DATASET EXCERPT:
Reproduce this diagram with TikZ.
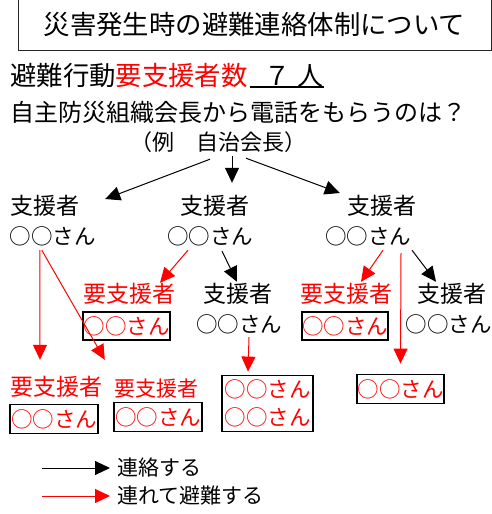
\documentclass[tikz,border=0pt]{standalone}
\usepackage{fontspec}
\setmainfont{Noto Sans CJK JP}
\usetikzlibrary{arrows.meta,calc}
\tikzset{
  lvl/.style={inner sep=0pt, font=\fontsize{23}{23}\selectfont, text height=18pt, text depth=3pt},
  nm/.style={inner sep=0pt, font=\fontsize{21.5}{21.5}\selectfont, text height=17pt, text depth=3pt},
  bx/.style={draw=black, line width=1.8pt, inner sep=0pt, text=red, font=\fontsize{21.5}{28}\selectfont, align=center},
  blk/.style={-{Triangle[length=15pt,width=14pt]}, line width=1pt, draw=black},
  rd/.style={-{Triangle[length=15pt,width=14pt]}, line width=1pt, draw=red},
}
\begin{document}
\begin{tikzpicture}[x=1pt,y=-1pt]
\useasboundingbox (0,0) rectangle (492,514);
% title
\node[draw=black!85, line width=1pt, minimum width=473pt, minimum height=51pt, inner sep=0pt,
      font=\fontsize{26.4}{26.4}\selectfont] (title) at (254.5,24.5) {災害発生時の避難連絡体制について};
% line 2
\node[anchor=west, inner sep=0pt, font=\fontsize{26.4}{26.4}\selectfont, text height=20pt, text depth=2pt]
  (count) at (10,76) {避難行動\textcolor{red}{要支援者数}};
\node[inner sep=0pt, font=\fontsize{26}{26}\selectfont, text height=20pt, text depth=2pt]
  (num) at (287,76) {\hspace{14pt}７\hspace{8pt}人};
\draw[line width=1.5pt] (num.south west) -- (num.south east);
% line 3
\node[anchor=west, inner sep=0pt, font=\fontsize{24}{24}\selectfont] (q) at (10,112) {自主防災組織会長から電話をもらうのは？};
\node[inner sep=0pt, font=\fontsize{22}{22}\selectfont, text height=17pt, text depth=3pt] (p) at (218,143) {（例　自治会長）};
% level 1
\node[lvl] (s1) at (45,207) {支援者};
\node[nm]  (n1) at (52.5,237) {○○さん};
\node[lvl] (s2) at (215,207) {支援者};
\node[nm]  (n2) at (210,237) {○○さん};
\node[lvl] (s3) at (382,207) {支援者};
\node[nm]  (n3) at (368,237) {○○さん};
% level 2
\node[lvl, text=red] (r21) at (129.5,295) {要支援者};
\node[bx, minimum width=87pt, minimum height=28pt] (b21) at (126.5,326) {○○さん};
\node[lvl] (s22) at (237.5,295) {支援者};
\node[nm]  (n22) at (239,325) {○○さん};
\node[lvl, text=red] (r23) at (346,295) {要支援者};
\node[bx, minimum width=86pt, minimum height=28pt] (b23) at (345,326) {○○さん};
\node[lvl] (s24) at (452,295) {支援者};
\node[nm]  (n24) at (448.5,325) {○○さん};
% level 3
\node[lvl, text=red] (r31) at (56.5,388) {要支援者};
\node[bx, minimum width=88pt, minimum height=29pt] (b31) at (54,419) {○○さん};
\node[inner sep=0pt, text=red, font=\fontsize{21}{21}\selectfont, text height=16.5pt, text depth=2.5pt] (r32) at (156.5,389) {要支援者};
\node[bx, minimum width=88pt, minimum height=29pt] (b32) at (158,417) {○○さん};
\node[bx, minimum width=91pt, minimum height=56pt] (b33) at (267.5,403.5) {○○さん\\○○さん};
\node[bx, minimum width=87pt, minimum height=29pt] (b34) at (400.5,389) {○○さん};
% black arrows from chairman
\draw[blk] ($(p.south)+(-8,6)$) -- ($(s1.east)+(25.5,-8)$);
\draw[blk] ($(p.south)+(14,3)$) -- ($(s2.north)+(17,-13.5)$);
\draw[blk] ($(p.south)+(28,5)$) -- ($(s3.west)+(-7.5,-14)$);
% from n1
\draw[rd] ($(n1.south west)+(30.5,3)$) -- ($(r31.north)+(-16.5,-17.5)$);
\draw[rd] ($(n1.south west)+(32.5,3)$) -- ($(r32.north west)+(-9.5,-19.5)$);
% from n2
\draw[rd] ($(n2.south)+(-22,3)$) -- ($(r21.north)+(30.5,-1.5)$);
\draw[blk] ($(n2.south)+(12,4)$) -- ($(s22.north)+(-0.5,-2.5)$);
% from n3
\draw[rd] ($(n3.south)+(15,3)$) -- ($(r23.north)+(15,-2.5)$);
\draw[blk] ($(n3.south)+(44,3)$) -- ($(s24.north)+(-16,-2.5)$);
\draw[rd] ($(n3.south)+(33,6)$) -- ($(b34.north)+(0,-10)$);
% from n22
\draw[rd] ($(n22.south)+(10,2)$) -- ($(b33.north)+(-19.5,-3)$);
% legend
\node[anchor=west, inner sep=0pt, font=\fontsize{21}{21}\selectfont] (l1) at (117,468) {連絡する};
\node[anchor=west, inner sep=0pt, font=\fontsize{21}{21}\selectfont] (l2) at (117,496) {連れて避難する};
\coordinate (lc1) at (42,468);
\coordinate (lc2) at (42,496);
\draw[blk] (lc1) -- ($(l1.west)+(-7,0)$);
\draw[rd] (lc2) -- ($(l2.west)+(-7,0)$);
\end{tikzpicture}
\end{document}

WRITTEN REQUEST: Reproduce every line above as written, skipping pictures.

PROBLEM SOLUTION:
Reproduce this diagram with TikZ.
\documentclass[tikz,border=0pt]{standalone}
\usepackage{fontspec}
\setmainfont{Noto Sans CJK JP}
\usetikzlibrary{arrows.meta,calc}
\tikzset{
  lvl/.style={inner sep=0pt, font=\fontsize{23}{23}\selectfont, text height=18pt, text depth=3pt},
  nm/.style={inner sep=0pt, font=\fontsize{21.5}{21.5}\selectfont, text height=17pt, text depth=3pt},
  bx/.style={draw=black, line width=1.8pt, inner sep=0pt, text=red, font=\fontsize{21.5}{28}\selectfont, align=center},
  blk/.style={-{Triangle[length=15pt,width=14pt]}, line width=1pt, draw=black},
  rd/.style={-{Triangle[length=15pt,width=14pt]}, line width=1pt, draw=red},
}
\begin{document}
\begin{tikzpicture}[x=1pt,y=-1pt]
\useasboundingbox (0,0) rectangle (492,514);
% title
\node[draw=black!85, line width=1pt, minimum width=473pt, minimum height=51pt, inner sep=0pt,
      font=\fontsize{26.4}{26.4}\selectfont] (title) at (254.5,24.5) {災害発生時の避難連絡体制について};
% line 2
\node[anchor=west, inner sep=0pt, font=\fontsize{26.4}{26.4}\selectfont, text height=20pt, text depth=2pt]
  (count) at (10,76) {避難行動\textcolor{red}{要支援者数}};
\node[inner sep=0pt, font=\fontsize{26}{26}\selectfont, text height=20pt, text depth=2pt]
  (num) at (287,76) {\hspace{14pt}７\hspace{8pt}人};
\draw[line width=1.5pt] (num.south west) -- (num.south east);
% line 3
\node[anchor=west, inner sep=0pt, font=\fontsize{24}{24}\selectfont] (q) at (10,112) {自主防災組織会長から電話をもらうのは？};
\node[inner sep=0pt, font=\fontsize{22}{22}\selectfont, text height=17pt, text depth=3pt] (p) at (218,143) {（例　自治会長）};
% level 1
\node[lvl] (s1) at (45,207) {支援者};
\node[nm]  (n1) at (52.5,237) {○○さん};
\node[lvl] (s2) at (215,207) {支援者};
\node[nm]  (n2) at (210,237) {○○さん};
\node[lvl] (s3) at (382,207) {支援者};
\node[nm]  (n3) at (368,237) {○○さん};
% level 2
\node[lvl, text=red] (r21) at (129.5,295) {要支援者};
\node[bx, minimum width=87pt, minimum height=28pt] (b21) at (126.5,326) {○○さん};
\node[lvl] (s22) at (237.5,295) {支援者};
\node[nm]  (n22) at (239,325) {○○さん};
\node[lvl, text=red] (r23) at (346,295) {要支援者};
\node[bx, minimum width=86pt, minimum height=28pt] (b23) at (345,326) {○○さん};
\node[lvl] (s24) at (452,295) {支援者};
\node[nm]  (n24) at (448.5,325) {○○さん};
% level 3
\node[lvl, text=red] (r31) at (56.5,388) {要支援者};
\node[bx, minimum width=88pt, minimum height=29pt] (b31) at (54,419) {○○さん};
\node[inner sep=0pt, text=red, font=\fontsize{21}{21}\selectfont, text height=16.5pt, text depth=2.5pt] (r32) at (156.5,389) {要支援者};
\node[bx, minimum width=88pt, minimum height=29pt] (b32) at (158,417) {○○さん};
\node[bx, minimum width=91pt, minimum height=56pt] (b33) at (267.5,403.5) {○○さん\\○○さん};
\node[bx, minimum width=87pt, minimum height=29pt] (b34) at (400.5,389) {○○さん};
% black arrows from chairman
\draw[blk] ($(p.south)+(-8,6)$) -- ($(s1.east)+(25.5,-8)$);
\draw[blk] ($(p.south)+(14,3)$) -- ($(s2.north)+(17,-13.5)$);
\draw[blk] ($(p.south)+(28,5)$) -- ($(s3.west)+(-7.5,-14)$);
% from n1
\draw[rd] ($(n1.south west)+(30.5,3)$) -- ($(r31.north)+(-16.5,-17.5)$);
\draw[rd] ($(n1.south west)+(32.5,3)$) -- ($(r32.north west)+(-9.5,-19.5)$);
% from n2
\draw[rd] ($(n2.south)+(-22,3)$) -- ($(r21.north)+(30.5,-1.5)$);
\draw[blk] ($(n2.south)+(12,4)$) -- ($(s22.north)+(-0.5,-2.5)$);
% from n3
\draw[rd] ($(n3.south)+(15,3)$) -- ($(r23.north)+(15,-2.5)$);
\draw[blk] ($(n3.south)+(44,3)$) -- ($(s24.north)+(-16,-2.5)$);
\draw[rd] ($(n3.south)+(33,6)$) -- ($(b34.north)+(0,-10)$);
% from n22
\draw[rd] ($(n22.south)+(10,2)$) -- ($(b33.north)+(-19.5,-3)$);
% legend
\node[anchor=west, inner sep=0pt, font=\fontsize{21}{21}\selectfont] (l1) at (117,468) {連絡する};
\node[anchor=west, inner sep=0pt, font=\fontsize{21}{21}\selectfont] (l2) at (117,496) {連れて避難する};
\coordinate (lc1) at (42,468);
\coordinate (lc2) at (42,496);
\draw[blk] (lc1) -- ($(l1.west)+(-7,0)$);
\draw[rd] (lc2) -- ($(l2.west)+(-7,0)$);
\end{tikzpicture}
\end{document}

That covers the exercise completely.